* [EXERCISE REQUIREMENTS]: Reproduce every entry that follows word for word, but omit the images.

+++

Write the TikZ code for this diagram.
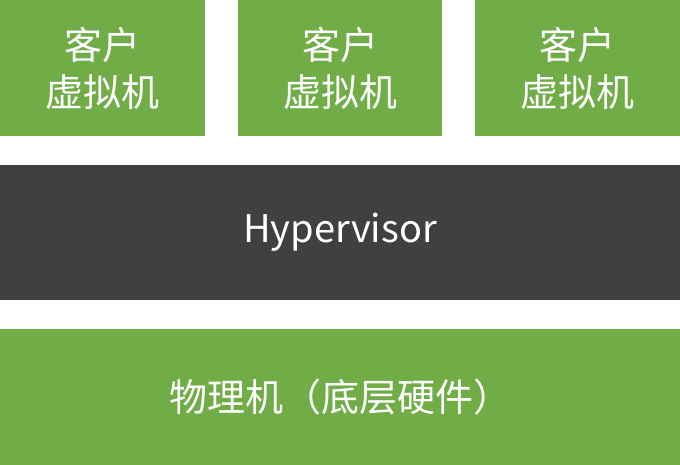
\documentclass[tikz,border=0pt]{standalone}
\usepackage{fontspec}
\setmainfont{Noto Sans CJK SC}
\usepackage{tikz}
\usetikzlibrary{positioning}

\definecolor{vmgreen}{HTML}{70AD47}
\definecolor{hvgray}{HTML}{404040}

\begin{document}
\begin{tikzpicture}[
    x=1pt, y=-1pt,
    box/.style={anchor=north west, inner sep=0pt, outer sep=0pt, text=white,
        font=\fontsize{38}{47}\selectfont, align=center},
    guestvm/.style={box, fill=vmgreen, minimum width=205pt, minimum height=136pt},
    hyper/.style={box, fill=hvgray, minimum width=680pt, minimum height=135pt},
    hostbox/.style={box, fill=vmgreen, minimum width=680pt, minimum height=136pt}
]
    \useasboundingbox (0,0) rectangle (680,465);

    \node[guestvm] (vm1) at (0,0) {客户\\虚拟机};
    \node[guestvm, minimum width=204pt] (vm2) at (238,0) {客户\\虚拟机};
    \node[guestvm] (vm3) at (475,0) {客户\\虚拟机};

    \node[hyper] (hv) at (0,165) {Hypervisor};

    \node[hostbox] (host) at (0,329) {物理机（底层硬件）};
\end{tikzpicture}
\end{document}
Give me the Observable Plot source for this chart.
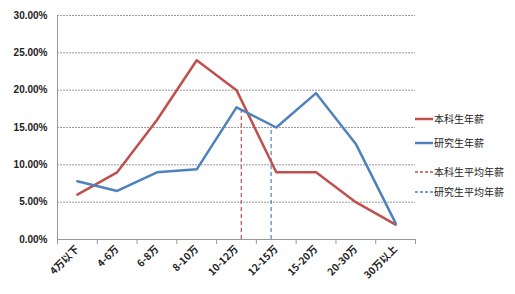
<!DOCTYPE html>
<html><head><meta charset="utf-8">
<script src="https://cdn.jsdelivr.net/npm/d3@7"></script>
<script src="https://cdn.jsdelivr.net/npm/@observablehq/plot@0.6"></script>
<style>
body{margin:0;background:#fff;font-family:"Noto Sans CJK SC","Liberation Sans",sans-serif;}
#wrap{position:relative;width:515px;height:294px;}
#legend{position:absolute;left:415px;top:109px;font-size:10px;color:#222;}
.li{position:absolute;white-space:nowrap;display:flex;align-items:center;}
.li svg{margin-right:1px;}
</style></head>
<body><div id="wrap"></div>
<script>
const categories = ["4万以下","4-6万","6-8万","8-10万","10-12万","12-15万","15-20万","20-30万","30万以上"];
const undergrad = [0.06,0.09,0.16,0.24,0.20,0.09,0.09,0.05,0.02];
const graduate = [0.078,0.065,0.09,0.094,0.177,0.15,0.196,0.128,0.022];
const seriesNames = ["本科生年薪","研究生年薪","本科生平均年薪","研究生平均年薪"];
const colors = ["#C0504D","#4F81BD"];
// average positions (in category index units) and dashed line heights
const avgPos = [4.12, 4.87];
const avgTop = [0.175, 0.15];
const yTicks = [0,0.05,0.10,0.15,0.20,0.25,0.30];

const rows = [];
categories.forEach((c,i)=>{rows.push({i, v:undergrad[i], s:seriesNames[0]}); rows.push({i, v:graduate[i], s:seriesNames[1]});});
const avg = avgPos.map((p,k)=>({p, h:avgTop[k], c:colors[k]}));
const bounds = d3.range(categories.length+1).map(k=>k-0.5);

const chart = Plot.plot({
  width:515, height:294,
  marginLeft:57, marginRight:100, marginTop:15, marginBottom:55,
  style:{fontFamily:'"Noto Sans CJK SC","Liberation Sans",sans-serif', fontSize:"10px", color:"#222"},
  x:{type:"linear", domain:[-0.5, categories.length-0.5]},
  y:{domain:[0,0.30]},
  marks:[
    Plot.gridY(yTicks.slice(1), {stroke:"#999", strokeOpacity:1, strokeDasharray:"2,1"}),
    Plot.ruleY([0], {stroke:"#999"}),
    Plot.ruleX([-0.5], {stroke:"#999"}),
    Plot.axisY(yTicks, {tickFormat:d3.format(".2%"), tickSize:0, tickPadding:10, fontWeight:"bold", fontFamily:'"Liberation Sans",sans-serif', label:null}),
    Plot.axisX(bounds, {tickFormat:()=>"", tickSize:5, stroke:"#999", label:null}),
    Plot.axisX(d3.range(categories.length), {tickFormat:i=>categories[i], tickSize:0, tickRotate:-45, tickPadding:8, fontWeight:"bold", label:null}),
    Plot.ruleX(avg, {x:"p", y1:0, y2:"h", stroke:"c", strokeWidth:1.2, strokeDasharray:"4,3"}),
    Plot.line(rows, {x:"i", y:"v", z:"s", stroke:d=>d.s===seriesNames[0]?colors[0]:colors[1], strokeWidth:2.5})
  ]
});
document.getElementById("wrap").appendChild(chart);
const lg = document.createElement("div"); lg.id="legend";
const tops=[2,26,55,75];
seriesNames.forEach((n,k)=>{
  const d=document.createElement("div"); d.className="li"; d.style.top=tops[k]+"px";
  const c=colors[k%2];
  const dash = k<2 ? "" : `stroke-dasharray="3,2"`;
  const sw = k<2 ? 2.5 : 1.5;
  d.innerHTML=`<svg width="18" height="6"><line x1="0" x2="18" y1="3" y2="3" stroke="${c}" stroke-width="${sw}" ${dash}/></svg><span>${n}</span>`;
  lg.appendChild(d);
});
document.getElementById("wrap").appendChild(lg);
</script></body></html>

+++

* [COMPLETED TASK]:
Write the TikZ code for this diagram.
\documentclass[tikz,border=0pt]{standalone}
\usepackage{fontspec}
\setmainfont{Noto Sans CJK SC}
\usepackage{tikz}
\usetikzlibrary{positioning}

\definecolor{vmgreen}{HTML}{70AD47}
\definecolor{hvgray}{HTML}{404040}

\begin{document}
\begin{tikzpicture}[
    x=1pt, y=-1pt,
    box/.style={anchor=north west, inner sep=0pt, outer sep=0pt, text=white,
        font=\fontsize{38}{47}\selectfont, align=center},
    guestvm/.style={box, fill=vmgreen, minimum width=205pt, minimum height=136pt},
    hyper/.style={box, fill=hvgray, minimum width=680pt, minimum height=135pt},
    hostbox/.style={box, fill=vmgreen, minimum width=680pt, minimum height=136pt}
]
    \useasboundingbox (0,0) rectangle (680,465);

    \node[guestvm] (vm1) at (0,0) {客户\\虚拟机};
    \node[guestvm, minimum width=204pt] (vm2) at (238,0) {客户\\虚拟机};
    \node[guestvm] (vm3) at (475,0) {客户\\虚拟机};

    \node[hyper] (hv) at (0,165) {Hypervisor};

    \node[hostbox] (host) at (0,329) {物理机（底层硬件）};
\end{tikzpicture}
\end{document}
Give me the Observable Plot source for this chart.
<!DOCTYPE html>
<html><head><meta charset="utf-8">
<script src="https://cdn.jsdelivr.net/npm/d3@7"></script>
<script src="https://cdn.jsdelivr.net/npm/@observablehq/plot@0.6"></script>
<style>
body{margin:0;background:#fff;font-family:"Noto Sans CJK SC","Liberation Sans",sans-serif;}
#wrap{position:relative;width:515px;height:294px;}
#legend{position:absolute;left:415px;top:109px;font-size:10px;color:#222;}
.li{position:absolute;white-space:nowrap;display:flex;align-items:center;}
.li svg{margin-right:1px;}
</style></head>
<body><div id="wrap"></div>
<script>
const categories = ["4万以下","4-6万","6-8万","8-10万","10-12万","12-15万","15-20万","20-30万","30万以上"];
const undergrad = [0.06,0.09,0.16,0.24,0.20,0.09,0.09,0.05,0.02];
const graduate = [0.078,0.065,0.09,0.094,0.177,0.15,0.196,0.128,0.022];
const seriesNames = ["本科生年薪","研究生年薪","本科生平均年薪","研究生平均年薪"];
const colors = ["#C0504D","#4F81BD"];
// average positions (in category index units) and dashed line heights
const avgPos = [4.12, 4.87];
const avgTop = [0.175, 0.15];
const yTicks = [0,0.05,0.10,0.15,0.20,0.25,0.30];

const rows = [];
categories.forEach((c,i)=>{rows.push({i, v:undergrad[i], s:seriesNames[0]}); rows.push({i, v:graduate[i], s:seriesNames[1]});});
const avg = avgPos.map((p,k)=>({p, h:avgTop[k], c:colors[k]}));
const bounds = d3.range(categories.length+1).map(k=>k-0.5);

const chart = Plot.plot({
  width:515, height:294,
  marginLeft:57, marginRight:100, marginTop:15, marginBottom:55,
  style:{fontFamily:'"Noto Sans CJK SC","Liberation Sans",sans-serif', fontSize:"10px", color:"#222"},
  x:{type:"linear", domain:[-0.5, categories.length-0.5]},
  y:{domain:[0,0.30]},
  marks:[
    Plot.gridY(yTicks.slice(1), {stroke:"#999", strokeOpacity:1, strokeDasharray:"2,1"}),
    Plot.ruleY([0], {stroke:"#999"}),
    Plot.ruleX([-0.5], {stroke:"#999"}),
    Plot.axisY(yTicks, {tickFormat:d3.format(".2%"), tickSize:0, tickPadding:10, fontWeight:"bold", fontFamily:'"Liberation Sans",sans-serif', label:null}),
    Plot.axisX(bounds, {tickFormat:()=>"", tickSize:5, stroke:"#999", label:null}),
    Plot.axisX(d3.range(categories.length), {tickFormat:i=>categories[i], tickSize:0, tickRotate:-45, tickPadding:8, fontWeight:"bold", label:null}),
    Plot.ruleX(avg, {x:"p", y1:0, y2:"h", stroke:"c", strokeWidth:1.2, strokeDasharray:"4,3"}),
    Plot.line(rows, {x:"i", y:"v", z:"s", stroke:d=>d.s===seriesNames[0]?colors[0]:colors[1], strokeWidth:2.5})
  ]
});
document.getElementById("wrap").appendChild(chart);
const lg = document.createElement("div"); lg.id="legend";
const tops=[2,26,55,75];
seriesNames.forEach((n,k)=>{
  const d=document.createElement("div"); d.className="li"; d.style.top=tops[k]+"px";
  const c=colors[k%2];
  const dash = k<2 ? "" : `stroke-dasharray="3,2"`;
  const sw = k<2 ? 2.5 : 1.5;
  d.innerHTML=`<svg width="18" height="6"><line x1="0" x2="18" y1="3" y2="3" stroke="${c}" stroke-width="${sw}" ${dash}/></svg><span>${n}</span>`;
  lg.appendChild(d);
});
document.getElementById("wrap").appendChild(lg);
</script></body></html>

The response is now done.